We have a typical ELK stack deployment in our organization. Logstash pumps our application logs into Elastic Search with each log message being mapped to a document. We use Kibana or the REST interface to Elastic Search to search for logs.
We want to implement an alerting system that alerts us to any errors in logs. The thing about logs or specifically about error in the logs is that there can be multiple occurrences of them. There will be differences in these multiple occurrences of the same error and these differences can be classified into two broad types
- Contextual, use-case related information(organization id, device id, etc)
- Line number(if there was a deployment between occurances), library version in the stack trace of exceptions
The alerting system that I want to build must be able to recognise that multiple occurrences of such errors are the same and thus not send alerts for every occurrence of them.

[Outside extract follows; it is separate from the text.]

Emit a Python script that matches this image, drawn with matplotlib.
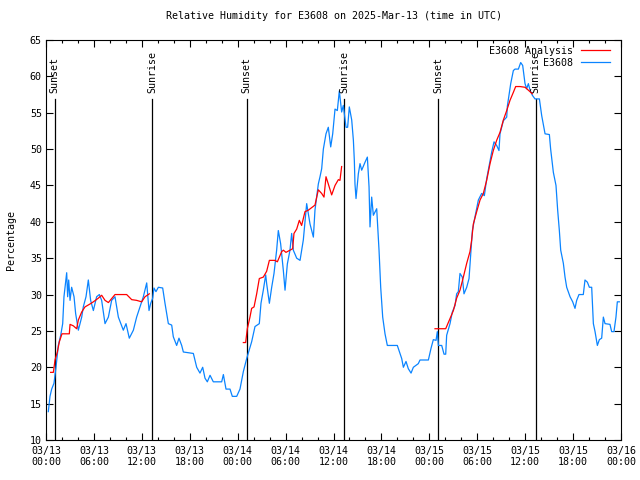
import matplotlib
matplotlib.use("Agg")
import matplotlib.pyplot as plt
from matplotlib.ticker import MultipleLocator

plt.rcParams['font.family'] = ['DejaVu Sans Mono']

title = "Relative Humidity for E3608 on 2025-Mar-13 (time in UTC)"

# hours since 2025-03-13 00:00 UTC
blue_t = [0.29, 0.50, 0.71, 1.00, 1.25, 1.54, 1.84, 2.09, 2.25, 2.59, 2.71, 2.84, 3.01, 3.21, 3.51,
          3.71, 4.05, 4.47, 4.67, 5.01, 5.30, 5.59, 5.93, 6.34, 6.68, 6.97, 7.39, 7.81, 8.22, 8.64,
          9.06, 9.68, 10.02, 10.43, 10.94, 11.35, 11.77, 12.19, 12.61, 12.90, 13.11, 13.36, 13.52,
          13.77, 14.07, 14.61, 14.90, 15.32, 15.74, 15.94, 16.36, 16.65, 16.99, 17.20, 18.45, 18.87,
          19.28, 19.62, 19.91, 20.20, 20.54, 20.95, 22.00, 22.21, 22.54, 23.04, 23.33, 23.88, 24.29,
          24.71, 25.13, 25.75, 26.17, 26.71, 26.92, 27.21, 27.51, 27.63, 27.97, 28.26, 28.55, 28.88,
          29.09, 29.38, 29.72, 29.93, 30.22, 30.55, 30.76, 30.97, 31.39, 31.81,
          32.22, 32.64, 33.06, 33.48, 33.68, 34.10, 34.31, 34.52, 34.73, 35.06, 35.35, 35.65, 35.90,
          36.19, 36.48, 36.73, 37.02, 37.23, 37.57, 37.77, 37.98, 38.28, 38.49, 38.61, 38.69, 38.82,
          39.11, 39.32, 39.53, 39.95, 40.24, 40.45, 40.57, 40.78, 40.99, 41.41, 41.70, 41.91, 42.16,
          42.45, 42.74, 43.99, 44.33, 44.54, 44.75, 45.08, 45.37, 45.71, 46.00, 46.62, 46.83, 47.88,
          48.21, 48.50, 48.84, 49.00, 49.13, 49.55, 49.84, 50.05, 50.17, 50.59, 50.88, 51.22, 51.42,
          51.63, 51.84, 52.13, 52.34, 52.68, 52.97, 53.18, 53.39, 53.72, 54.14, 54.55, 54.89, 55.18,
          55.51, 55.81, 56.10, 56.43, 56.72, 56.85, 57.27, 57.69, 57.77, 58.19, 58.52, 58.73, 59.15,
          59.44, 59.69, 59.98, 60.19, 60.40, 60.61, 60.90, 61.23, 61.78, 62.07, 62.49, 63.03, 63.19,
          63.53, 63.86, 64.07, 64.28, 64.45, 64.78, 64.99, 65.20, 65.62, 65.95, 66.24, 66.45, 66.74,
          67.28, 67.49, 67.79, 68.04, 68.33, 68.54, 68.75, 69.04, 69.29, 69.58, 69.79, 70.00, 70.62,
          70.83, 71.12, 71.37, 71.54, 71.79]
blue_v = [13.9, 16, 17, 17.8, 20, 23, 24.4, 26, 29.7, 33, 29.7, 32, 29.2, 31, 29.7,
          27.4, 25.1, 26.9, 28.3, 29.7, 32, 29.2, 27.8, 29.7, 30, 29.2, 26, 26.9, 29.2, 29.7,
          26.9, 25.1, 26, 24, 25.1, 26.9, 28.3, 29.7, 31.6, 27.8, 28.8, 29.5, 30.9,
          30.4, 31, 30.9, 28.8, 26, 25.8, 24.2, 23, 24, 23, 22.1, 21.9, 20,
          19.2, 20, 18.5, 18, 18.9, 18, 18, 19, 17, 17, 16, 16, 17,
          19.4, 21.2, 23.5, 25.6, 26, 28.8, 30.6, 32.7, 31.5, 28.8, 31, 32.9, 36.1,
          38.8, 37, 33.3, 30.6, 34.2, 36.1, 38.4, 36.1, 35, 34.7,
          37.5, 42.5, 39.7, 37.9, 41.6, 45.2, 46.2, 47.3, 50, 52.1, 53, 50.3, 52.1,
          55.5, 55.3, 58, 55.1, 56, 53, 53, 55.8, 54, 51.2, 48.4, 45.2, 43.2,
          46.6, 48, 47.1, 48.2, 48.9, 44.8, 39.3, 43.4, 40.9, 41.8, 36.1, 31, 26.9,
          24.6, 23, 23, 21.9, 21.2, 20, 20.8, 19.8, 19.2, 20, 20.5, 21, 21,
          22.6, 23.8, 23.7, 24.9, 23, 23, 21.8, 21.8, 24.4, 26, 27.6, 28.5, 30.1,
          30.4, 32.9, 32.4, 30.1, 31, 32.2, 35.6, 38.8, 40.7, 43, 43.9, 43.6, 45.9,
          47.8, 49.6, 51, 50.5, 49.8, 52.1, 53.9, 54.4, 55.9, 59, 60.8, 61, 61,
          61.9, 61.5, 59, 58.3, 59, 58.1, 57.4, 56.9, 56.9, 54.6, 52.1, 52, 50,
          46.8, 45, 41.6, 38.8, 36.1, 34.3, 32.4, 31, 29.7, 29, 28.1, 29.2, 30,
          30, 32, 31.7, 31, 31, 26, 24.9, 23, 23.8, 24, 26.9, 26, 25.9,
          24.9, 24.9, 26.9, 29, 29]

# analysis segments (nighttime)
red1_t = [0.58, 0.92, 1.13, 1.42, 1.67, 2.00, 2.92, 3.01, 3.42, 3.84, 4.05, 4.47, 4.88, 5.51, 5.93,
          6.55, 6.97, 7.39, 7.81, 8.64, 10.10, 10.73, 11.35, 11.98, 12.40, 12.94]
red1_v = [19.3, 19.3, 21, 22.1, 23.5, 24.6, 24.6, 25.9, 25.7, 25.3, 26.5, 27.6, 28.3, 28.7, 29,
          29.5, 29.9, 29.2, 28.9, 30, 30, 29.3, 29.2, 29, 29.7, 30.1]
red2_t = [24.71, 25.00, 25.21, 25.54, 25.75, 26.05, 26.38, 26.71, 27.21, 27.63, 27.97, 28.68, 28.97,
          29.51, 29.72, 30.05, 30.55, 30.89, 31.05, 31.39, 31.72, 32.01, 32.43, 32.85, 33.68, 34.10,
          34.52, 34.81, 35.06, 35.35, 35.77, 36.19, 36.61, 36.81, 37.02]
red2_v = [23.4, 23.4, 25.3, 26.9, 28.1, 28.3, 30.1, 32.2, 32.4, 33.2, 34.7, 34.7, 34.5,
          35.9, 36.1, 35.8, 36.1, 36.3, 38.4, 39, 40.2, 39.5, 41.4, 41.6, 42.3, 44.4,
          43.9, 43.4, 46.2, 45.2, 43.7, 45, 45.8, 45.7, 47.6]
red3_t = [48.71, 50.05, 50.59, 51.01, 51.42, 51.84, 52.26, 52.68, 53.09, 53.30, 53.51, 53.93, 54.35,
          54.76, 55.18, 55.60, 56.01, 56.43, 56.85, 57.27, 57.69, 58.10, 58.52, 58.81, 59.36, 59.98,
          60.40, 60.90]
red3_v = [25.3, 25.3, 26.7, 27.8, 29.5, 30.6, 32.4, 34.3, 35.9, 37.5, 39.7, 41.4, 43,
          43.9, 45.7, 48, 49.8, 51.2, 52.3, 54, 55.3, 56.7, 57.8, 58.6, 58.6, 58.5,
          58.1, 57.6]

sun_t = [1.07, 13.30, 25.13, 37.36, 49.13, 61.30]
sun_lbl = ["Sunset", "Sunrise", "Sunset", "Sunrise", "Sunset", "Sunrise"]

xticks = [0, 6, 12, 18, 24, 30, 36, 42, 48, 54, 60, 66, 72]
xlabels = ["03/13\n00:00", "03/13\n06:00", "03/13\n12:00", "03/13\n18:00",
           "03/14\n00:00", "03/14\n06:00", "03/14\n12:00", "03/14\n18:00",
           "03/15\n00:00", "03/15\n06:00", "03/15\n12:00", "03/15\n18:00",
           "03/16\n00:00"]

fig = plt.figure(figsize=(6.4, 4.8), dpi=100)
ax = fig.add_axes([46/640, 40/480, 575/640, 400/480])

red = '#ff0000'
blue = '#0a84ff'
lw = 0.9

for i, (st, sl) in enumerate(zip(sun_t, sun_lbl)):
    ax.plot([st, st], [10, 56.9], color='black', lw=lw, zorder=1)
    ax.text(st, 57.7, sl, rotation=90, ha='center', va='bottom', fontsize=7.2)

ax.plot(red1_t, red1_v, color=red, lw=lw, label='E3608 Analysis', zorder=3)
ax.plot(red2_t, red2_v, color=red, lw=lw, zorder=3)
ax.plot(red3_t, red3_v, color=red, lw=lw, zorder=3)
ax.plot(blue_t, blue_v, color=blue, lw=lw, label='E3608', zorder=2)

ax.set_xlim(0, 72)
ax.set_ylim(10, 65)
ax.set_xticks(xticks)
ax.set_xticklabels(xlabels)
ax.xaxis.set_minor_locator(MultipleLocator(2))
ax.yaxis.set_major_locator(MultipleLocator(5))
ax.tick_params(which='both', direction='in', top=True, right=True, labelsize=7.2, width=0.8)
ax.tick_params(which='major', length=5)
ax.tick_params(which='minor', length=2.5)
ax.tick_params(axis='x', pad=4)
ax.tick_params(axis='y', pad=3)
for s in ax.spines.values():
    s.set_linewidth(0.8)

ax.set_title(title, fontsize=7.2, pad=15)
ax.set_ylabel('Percentage', fontsize=7.2, labelpad=10)

leg = ax.legend(loc='upper right', frameon=False, markerfirst=False, fontsize=7.2,
                handlelength=2.9, handletextpad=0.8, labelspacing=0.2,
                borderaxespad=0.2, bbox_to_anchor=(0.992, 1.0))

fig.savefig('out.png', dpi=100)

To this end I have come up with the following high level solution
- Baseline errors in some storage medium
- Query elastic search on a regular basis for errors. Compare each error with the ones in the baseline using a similarity algorithm(TF/IDF) to decide if the error is a new one and an alert must be sent.
Now that I have established the context, I want to know
- Is there any inbuilt support/plugin with either Elastic Search or Logstash to help me with this use-case?
- I am sure people must have already felt the need for such an alerting system. How are such things generally implemented?
Thank you for reading through until here.